[Data block]:
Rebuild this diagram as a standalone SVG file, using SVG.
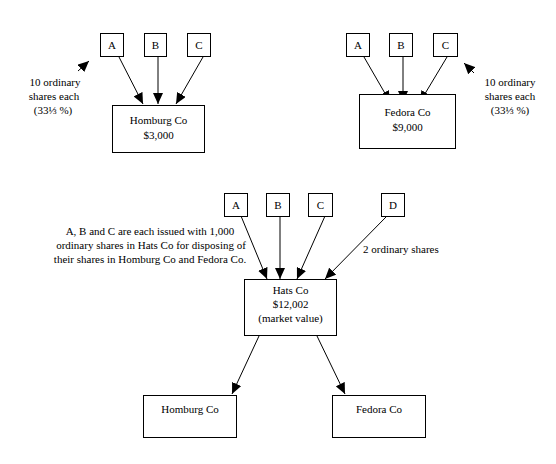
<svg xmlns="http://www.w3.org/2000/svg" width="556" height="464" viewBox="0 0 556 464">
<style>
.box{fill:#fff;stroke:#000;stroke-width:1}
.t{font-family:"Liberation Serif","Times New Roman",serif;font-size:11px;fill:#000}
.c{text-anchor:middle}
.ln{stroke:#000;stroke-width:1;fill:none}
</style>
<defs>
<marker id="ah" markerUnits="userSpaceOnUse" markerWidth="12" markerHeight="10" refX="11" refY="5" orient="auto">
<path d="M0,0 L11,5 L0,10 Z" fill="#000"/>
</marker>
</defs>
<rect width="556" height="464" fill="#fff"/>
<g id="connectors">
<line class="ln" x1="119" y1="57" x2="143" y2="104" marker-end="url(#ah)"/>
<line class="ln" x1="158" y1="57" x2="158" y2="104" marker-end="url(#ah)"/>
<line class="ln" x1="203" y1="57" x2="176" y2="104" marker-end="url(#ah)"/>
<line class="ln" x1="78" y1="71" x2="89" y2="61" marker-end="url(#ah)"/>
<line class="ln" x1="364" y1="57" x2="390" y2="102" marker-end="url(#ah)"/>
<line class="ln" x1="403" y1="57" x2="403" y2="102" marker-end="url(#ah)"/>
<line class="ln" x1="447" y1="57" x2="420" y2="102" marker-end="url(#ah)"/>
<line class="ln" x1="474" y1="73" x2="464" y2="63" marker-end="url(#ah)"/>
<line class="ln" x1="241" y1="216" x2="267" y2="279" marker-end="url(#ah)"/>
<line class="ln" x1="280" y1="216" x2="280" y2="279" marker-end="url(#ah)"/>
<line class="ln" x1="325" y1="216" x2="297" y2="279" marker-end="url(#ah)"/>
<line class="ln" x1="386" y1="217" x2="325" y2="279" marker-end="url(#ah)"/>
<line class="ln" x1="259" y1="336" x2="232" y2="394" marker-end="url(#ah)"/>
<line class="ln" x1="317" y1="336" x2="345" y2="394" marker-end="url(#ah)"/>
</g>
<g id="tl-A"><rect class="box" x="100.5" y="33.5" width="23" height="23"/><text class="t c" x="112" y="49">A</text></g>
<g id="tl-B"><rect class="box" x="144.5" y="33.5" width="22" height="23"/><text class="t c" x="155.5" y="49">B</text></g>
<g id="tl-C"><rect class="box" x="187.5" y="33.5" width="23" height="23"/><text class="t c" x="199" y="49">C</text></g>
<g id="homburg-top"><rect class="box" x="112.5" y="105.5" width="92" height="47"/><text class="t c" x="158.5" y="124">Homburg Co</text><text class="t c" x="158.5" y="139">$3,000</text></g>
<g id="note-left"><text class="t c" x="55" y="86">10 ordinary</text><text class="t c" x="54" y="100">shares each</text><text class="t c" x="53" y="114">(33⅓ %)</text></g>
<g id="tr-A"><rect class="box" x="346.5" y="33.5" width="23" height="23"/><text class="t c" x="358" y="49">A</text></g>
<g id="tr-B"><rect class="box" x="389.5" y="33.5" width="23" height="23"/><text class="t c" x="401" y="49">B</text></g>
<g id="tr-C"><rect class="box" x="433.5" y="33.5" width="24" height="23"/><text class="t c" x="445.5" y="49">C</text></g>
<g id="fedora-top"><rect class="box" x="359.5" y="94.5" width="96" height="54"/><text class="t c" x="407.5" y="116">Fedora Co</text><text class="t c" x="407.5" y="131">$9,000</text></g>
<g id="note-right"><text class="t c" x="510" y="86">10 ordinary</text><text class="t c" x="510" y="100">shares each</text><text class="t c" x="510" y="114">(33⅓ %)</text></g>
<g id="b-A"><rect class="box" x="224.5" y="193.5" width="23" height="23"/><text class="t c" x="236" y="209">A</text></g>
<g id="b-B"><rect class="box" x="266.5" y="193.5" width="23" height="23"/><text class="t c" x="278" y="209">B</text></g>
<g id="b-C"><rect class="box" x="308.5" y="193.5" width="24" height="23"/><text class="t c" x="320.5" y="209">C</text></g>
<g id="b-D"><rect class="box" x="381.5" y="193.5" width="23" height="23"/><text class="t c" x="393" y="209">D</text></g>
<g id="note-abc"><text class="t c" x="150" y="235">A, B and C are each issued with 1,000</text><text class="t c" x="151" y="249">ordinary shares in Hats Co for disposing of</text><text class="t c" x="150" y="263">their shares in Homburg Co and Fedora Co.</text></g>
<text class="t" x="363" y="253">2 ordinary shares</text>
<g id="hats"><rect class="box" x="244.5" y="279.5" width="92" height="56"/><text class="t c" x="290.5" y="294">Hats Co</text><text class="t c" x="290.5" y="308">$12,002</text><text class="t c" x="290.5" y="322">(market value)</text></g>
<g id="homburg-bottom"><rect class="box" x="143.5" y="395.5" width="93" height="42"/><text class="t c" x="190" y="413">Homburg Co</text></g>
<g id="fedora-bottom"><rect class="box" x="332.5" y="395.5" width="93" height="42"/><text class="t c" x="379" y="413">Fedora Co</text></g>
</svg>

[Task]: Without the pictures, write out all of the material exactly.

[Reply]:
Rebuild this diagram as a standalone SVG file, using SVG.
<svg xmlns="http://www.w3.org/2000/svg" width="556" height="464" viewBox="0 0 556 464">
<style>
.box{fill:#fff;stroke:#000;stroke-width:1}
.t{font-family:"Liberation Serif","Times New Roman",serif;font-size:11px;fill:#000}
.c{text-anchor:middle}
.ln{stroke:#000;stroke-width:1;fill:none}
</style>
<defs>
<marker id="ah" markerUnits="userSpaceOnUse" markerWidth="12" markerHeight="10" refX="11" refY="5" orient="auto">
<path d="M0,0 L11,5 L0,10 Z" fill="#000"/>
</marker>
</defs>
<rect width="556" height="464" fill="#fff"/>
<g id="connectors">
<line class="ln" x1="119" y1="57" x2="143" y2="104" marker-end="url(#ah)"/>
<line class="ln" x1="158" y1="57" x2="158" y2="104" marker-end="url(#ah)"/>
<line class="ln" x1="203" y1="57" x2="176" y2="104" marker-end="url(#ah)"/>
<line class="ln" x1="78" y1="71" x2="89" y2="61" marker-end="url(#ah)"/>
<line class="ln" x1="364" y1="57" x2="390" y2="102" marker-end="url(#ah)"/>
<line class="ln" x1="403" y1="57" x2="403" y2="102" marker-end="url(#ah)"/>
<line class="ln" x1="447" y1="57" x2="420" y2="102" marker-end="url(#ah)"/>
<line class="ln" x1="474" y1="73" x2="464" y2="63" marker-end="url(#ah)"/>
<line class="ln" x1="241" y1="216" x2="267" y2="279" marker-end="url(#ah)"/>
<line class="ln" x1="280" y1="216" x2="280" y2="279" marker-end="url(#ah)"/>
<line class="ln" x1="325" y1="216" x2="297" y2="279" marker-end="url(#ah)"/>
<line class="ln" x1="386" y1="217" x2="325" y2="279" marker-end="url(#ah)"/>
<line class="ln" x1="259" y1="336" x2="232" y2="394" marker-end="url(#ah)"/>
<line class="ln" x1="317" y1="336" x2="345" y2="394" marker-end="url(#ah)"/>
</g>
<g id="tl-A"><rect class="box" x="100.5" y="33.5" width="23" height="23"/><text class="t c" x="112" y="49">A</text></g>
<g id="tl-B"><rect class="box" x="144.5" y="33.5" width="22" height="23"/><text class="t c" x="155.5" y="49">B</text></g>
<g id="tl-C"><rect class="box" x="187.5" y="33.5" width="23" height="23"/><text class="t c" x="199" y="49">C</text></g>
<g id="homburg-top"><rect class="box" x="112.5" y="105.5" width="92" height="47"/><text class="t c" x="158.5" y="124">Homburg Co</text><text class="t c" x="158.5" y="139">$3,000</text></g>
<g id="note-left"><text class="t c" x="55" y="86">10 ordinary</text><text class="t c" x="54" y="100">shares each</text><text class="t c" x="53" y="114">(33⅓ %)</text></g>
<g id="tr-A"><rect class="box" x="346.5" y="33.5" width="23" height="23"/><text class="t c" x="358" y="49">A</text></g>
<g id="tr-B"><rect class="box" x="389.5" y="33.5" width="23" height="23"/><text class="t c" x="401" y="49">B</text></g>
<g id="tr-C"><rect class="box" x="433.5" y="33.5" width="24" height="23"/><text class="t c" x="445.5" y="49">C</text></g>
<g id="fedora-top"><rect class="box" x="359.5" y="94.5" width="96" height="54"/><text class="t c" x="407.5" y="116">Fedora Co</text><text class="t c" x="407.5" y="131">$9,000</text></g>
<g id="note-right"><text class="t c" x="510" y="86">10 ordinary</text><text class="t c" x="510" y="100">shares each</text><text class="t c" x="510" y="114">(33⅓ %)</text></g>
<g id="b-A"><rect class="box" x="224.5" y="193.5" width="23" height="23"/><text class="t c" x="236" y="209">A</text></g>
<g id="b-B"><rect class="box" x="266.5" y="193.5" width="23" height="23"/><text class="t c" x="278" y="209">B</text></g>
<g id="b-C"><rect class="box" x="308.5" y="193.5" width="24" height="23"/><text class="t c" x="320.5" y="209">C</text></g>
<g id="b-D"><rect class="box" x="381.5" y="193.5" width="23" height="23"/><text class="t c" x="393" y="209">D</text></g>
<g id="note-abc"><text class="t c" x="150" y="235">A, B and C are each issued with 1,000</text><text class="t c" x="151" y="249">ordinary shares in Hats Co for disposing of</text><text class="t c" x="150" y="263">their shares in Homburg Co and Fedora Co.</text></g>
<text class="t" x="363" y="253">2 ordinary shares</text>
<g id="hats"><rect class="box" x="244.5" y="279.5" width="92" height="56"/><text class="t c" x="290.5" y="294">Hats Co</text><text class="t c" x="290.5" y="308">$12,002</text><text class="t c" x="290.5" y="322">(market value)</text></g>
<g id="homburg-bottom"><rect class="box" x="143.5" y="395.5" width="93" height="42"/><text class="t c" x="190" y="413">Homburg Co</text></g>
<g id="fedora-bottom"><rect class="box" x="332.5" y="395.5" width="93" height="42"/><text class="t c" x="379" y="413">Fedora Co</text></g>
</svg>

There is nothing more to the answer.